What is asked:
Repeat the whole listing exactly.

Dataset content:
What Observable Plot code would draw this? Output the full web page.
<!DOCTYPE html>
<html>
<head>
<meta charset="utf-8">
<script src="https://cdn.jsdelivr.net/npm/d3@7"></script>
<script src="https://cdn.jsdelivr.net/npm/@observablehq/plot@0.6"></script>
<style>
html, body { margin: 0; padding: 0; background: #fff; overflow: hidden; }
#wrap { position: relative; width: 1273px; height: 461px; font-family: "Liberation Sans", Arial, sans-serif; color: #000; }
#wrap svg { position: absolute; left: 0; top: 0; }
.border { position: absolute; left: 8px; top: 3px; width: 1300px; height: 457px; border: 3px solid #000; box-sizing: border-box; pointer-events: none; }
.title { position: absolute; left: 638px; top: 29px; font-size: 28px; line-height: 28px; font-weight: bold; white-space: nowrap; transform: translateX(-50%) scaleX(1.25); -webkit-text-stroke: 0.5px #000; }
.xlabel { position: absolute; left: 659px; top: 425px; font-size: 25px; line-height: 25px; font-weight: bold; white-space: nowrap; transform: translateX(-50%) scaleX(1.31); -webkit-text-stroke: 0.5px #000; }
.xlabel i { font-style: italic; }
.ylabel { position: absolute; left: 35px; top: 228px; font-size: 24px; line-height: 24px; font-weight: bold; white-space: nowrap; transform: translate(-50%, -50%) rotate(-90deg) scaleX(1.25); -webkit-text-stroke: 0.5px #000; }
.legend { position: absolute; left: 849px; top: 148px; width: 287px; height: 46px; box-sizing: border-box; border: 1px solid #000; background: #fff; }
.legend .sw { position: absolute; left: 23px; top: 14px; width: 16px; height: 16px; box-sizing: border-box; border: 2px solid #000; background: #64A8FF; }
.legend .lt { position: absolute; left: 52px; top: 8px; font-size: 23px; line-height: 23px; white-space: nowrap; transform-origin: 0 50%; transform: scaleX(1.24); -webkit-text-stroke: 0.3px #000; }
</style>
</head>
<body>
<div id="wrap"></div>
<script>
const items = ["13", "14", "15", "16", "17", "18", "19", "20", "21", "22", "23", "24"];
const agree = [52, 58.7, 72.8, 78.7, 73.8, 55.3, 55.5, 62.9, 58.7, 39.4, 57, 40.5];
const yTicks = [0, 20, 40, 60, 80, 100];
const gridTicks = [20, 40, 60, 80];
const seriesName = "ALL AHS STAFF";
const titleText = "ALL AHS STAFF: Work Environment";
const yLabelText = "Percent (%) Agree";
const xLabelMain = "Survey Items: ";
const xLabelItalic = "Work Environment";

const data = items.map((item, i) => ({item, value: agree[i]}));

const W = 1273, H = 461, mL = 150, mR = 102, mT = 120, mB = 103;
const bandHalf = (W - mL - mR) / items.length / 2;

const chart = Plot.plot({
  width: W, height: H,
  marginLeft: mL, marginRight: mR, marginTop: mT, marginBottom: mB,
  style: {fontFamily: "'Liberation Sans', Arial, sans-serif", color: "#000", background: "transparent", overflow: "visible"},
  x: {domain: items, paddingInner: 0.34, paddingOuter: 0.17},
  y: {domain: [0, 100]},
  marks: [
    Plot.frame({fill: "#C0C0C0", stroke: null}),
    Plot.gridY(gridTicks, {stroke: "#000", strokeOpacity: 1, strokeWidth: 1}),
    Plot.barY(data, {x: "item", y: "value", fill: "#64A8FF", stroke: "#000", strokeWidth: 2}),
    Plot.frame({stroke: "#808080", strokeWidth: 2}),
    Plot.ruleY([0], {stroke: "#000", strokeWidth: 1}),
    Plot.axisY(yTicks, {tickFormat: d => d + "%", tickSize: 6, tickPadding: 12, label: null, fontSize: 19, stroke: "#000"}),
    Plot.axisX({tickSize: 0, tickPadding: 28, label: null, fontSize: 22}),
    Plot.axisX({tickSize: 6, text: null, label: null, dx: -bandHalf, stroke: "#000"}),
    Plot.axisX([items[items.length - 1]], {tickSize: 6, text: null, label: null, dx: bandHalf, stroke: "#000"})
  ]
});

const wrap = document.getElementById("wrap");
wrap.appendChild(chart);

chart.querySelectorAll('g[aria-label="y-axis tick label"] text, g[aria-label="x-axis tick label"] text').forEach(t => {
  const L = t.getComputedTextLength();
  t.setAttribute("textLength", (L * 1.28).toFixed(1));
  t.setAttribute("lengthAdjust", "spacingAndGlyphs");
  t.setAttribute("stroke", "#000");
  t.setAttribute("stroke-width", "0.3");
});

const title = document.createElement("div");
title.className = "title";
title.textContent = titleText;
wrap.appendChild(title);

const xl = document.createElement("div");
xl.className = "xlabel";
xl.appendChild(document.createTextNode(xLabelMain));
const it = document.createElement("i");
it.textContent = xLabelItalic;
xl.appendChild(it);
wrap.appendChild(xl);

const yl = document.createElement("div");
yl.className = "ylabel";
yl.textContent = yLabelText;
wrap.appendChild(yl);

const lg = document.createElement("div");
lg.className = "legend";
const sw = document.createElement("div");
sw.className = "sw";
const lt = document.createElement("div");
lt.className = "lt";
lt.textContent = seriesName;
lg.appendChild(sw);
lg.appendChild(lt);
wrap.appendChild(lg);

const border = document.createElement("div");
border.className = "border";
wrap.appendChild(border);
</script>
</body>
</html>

Correct result:
What Observable Plot code would draw this? Output the full web page.
<!DOCTYPE html>
<html>
<head>
<meta charset="utf-8">
<script src="https://cdn.jsdelivr.net/npm/d3@7"></script>
<script src="https://cdn.jsdelivr.net/npm/@observablehq/plot@0.6"></script>
<style>
html, body { margin: 0; padding: 0; background: #fff; overflow: hidden; }
#wrap { position: relative; width: 1273px; height: 461px; font-family: "Liberation Sans", Arial, sans-serif; color: #000; }
#wrap svg { position: absolute; left: 0; top: 0; }
.border { position: absolute; left: 8px; top: 3px; width: 1300px; height: 457px; border: 3px solid #000; box-sizing: border-box; pointer-events: none; }
.title { position: absolute; left: 638px; top: 29px; font-size: 28px; line-height: 28px; font-weight: bold; white-space: nowrap; transform: translateX(-50%) scaleX(1.25); -webkit-text-stroke: 0.5px #000; }
.xlabel { position: absolute; left: 659px; top: 425px; font-size: 25px; line-height: 25px; font-weight: bold; white-space: nowrap; transform: translateX(-50%) scaleX(1.31); -webkit-text-stroke: 0.5px #000; }
.xlabel i { font-style: italic; }
.ylabel { position: absolute; left: 35px; top: 228px; font-size: 24px; line-height: 24px; font-weight: bold; white-space: nowrap; transform: translate(-50%, -50%) rotate(-90deg) scaleX(1.25); -webkit-text-stroke: 0.5px #000; }
.legend { position: absolute; left: 849px; top: 148px; width: 287px; height: 46px; box-sizing: border-box; border: 1px solid #000; background: #fff; }
.legend .sw { position: absolute; left: 23px; top: 14px; width: 16px; height: 16px; box-sizing: border-box; border: 2px solid #000; background: #64A8FF; }
.legend .lt { position: absolute; left: 52px; top: 8px; font-size: 23px; line-height: 23px; white-space: nowrap; transform-origin: 0 50%; transform: scaleX(1.24); -webkit-text-stroke: 0.3px #000; }
</style>
</head>
<body>
<div id="wrap"></div>
<script>
const items = ["13", "14", "15", "16", "17", "18", "19", "20", "21", "22", "23", "24"];
const agree = [52, 58.7, 72.8, 78.7, 73.8, 55.3, 55.5, 62.9, 58.7, 39.4, 57, 40.5];
const yTicks = [0, 20, 40, 60, 80, 100];
const gridTicks = [20, 40, 60, 80];
const seriesName = "ALL AHS STAFF";
const titleText = "ALL AHS STAFF: Work Environment";
const yLabelText = "Percent (%) Agree";
const xLabelMain = "Survey Items: ";
const xLabelItalic = "Work Environment";

const data = items.map((item, i) => ({item, value: agree[i]}));

const W = 1273, H = 461, mL = 150, mR = 102, mT = 120, mB = 103;
const bandHalf = (W - mL - mR) / items.length / 2;

const chart = Plot.plot({
  width: W, height: H,
  marginLeft: mL, marginRight: mR, marginTop: mT, marginBottom: mB,
  style: {fontFamily: "'Liberation Sans', Arial, sans-serif", color: "#000", background: "transparent", overflow: "visible"},
  x: {domain: items, paddingInner: 0.34, paddingOuter: 0.17},
  y: {domain: [0, 100]},
  marks: [
    Plot.frame({fill: "#C0C0C0", stroke: null}),
    Plot.gridY(gridTicks, {stroke: "#000", strokeOpacity: 1, strokeWidth: 1}),
    Plot.barY(data, {x: "item", y: "value", fill: "#64A8FF", stroke: "#000", strokeWidth: 2}),
    Plot.frame({stroke: "#808080", strokeWidth: 2}),
    Plot.ruleY([0], {stroke: "#000", strokeWidth: 1}),
    Plot.axisY(yTicks, {tickFormat: d => d + "%", tickSize: 6, tickPadding: 12, label: null, fontSize: 19, stroke: "#000"}),
    Plot.axisX({tickSize: 0, tickPadding: 28, label: null, fontSize: 22}),
    Plot.axisX({tickSize: 6, text: null, label: null, dx: -bandHalf, stroke: "#000"}),
    Plot.axisX([items[items.length - 1]], {tickSize: 6, text: null, label: null, dx: bandHalf, stroke: "#000"})
  ]
});

const wrap = document.getElementById("wrap");
wrap.appendChild(chart);

chart.querySelectorAll('g[aria-label="y-axis tick label"] text, g[aria-label="x-axis tick label"] text').forEach(t => {
  const L = t.getComputedTextLength();
  t.setAttribute("textLength", (L * 1.28).toFixed(1));
  t.setAttribute("lengthAdjust", "spacingAndGlyphs");
  t.setAttribute("stroke", "#000");
  t.setAttribute("stroke-width", "0.3");
});

const title = document.createElement("div");
title.className = "title";
title.textContent = titleText;
wrap.appendChild(title);

const xl = document.createElement("div");
xl.className = "xlabel";
xl.appendChild(document.createTextNode(xLabelMain));
const it = document.createElement("i");
it.textContent = xLabelItalic;
xl.appendChild(it);
wrap.appendChild(xl);

const yl = document.createElement("div");
yl.className = "ylabel";
yl.textContent = yLabelText;
wrap.appendChild(yl);

const lg = document.createElement("div");
lg.className = "legend";
const sw = document.createElement("div");
sw.className = "sw";
const lt = document.createElement("div");
lt.className = "lt";
lt.textContent = seriesName;
lg.appendChild(sw);
lg.appendChild(lt);
wrap.appendChild(lg);

const border = document.createElement("div");
border.className = "border";
wrap.appendChild(border);
</script>
</body>
</html>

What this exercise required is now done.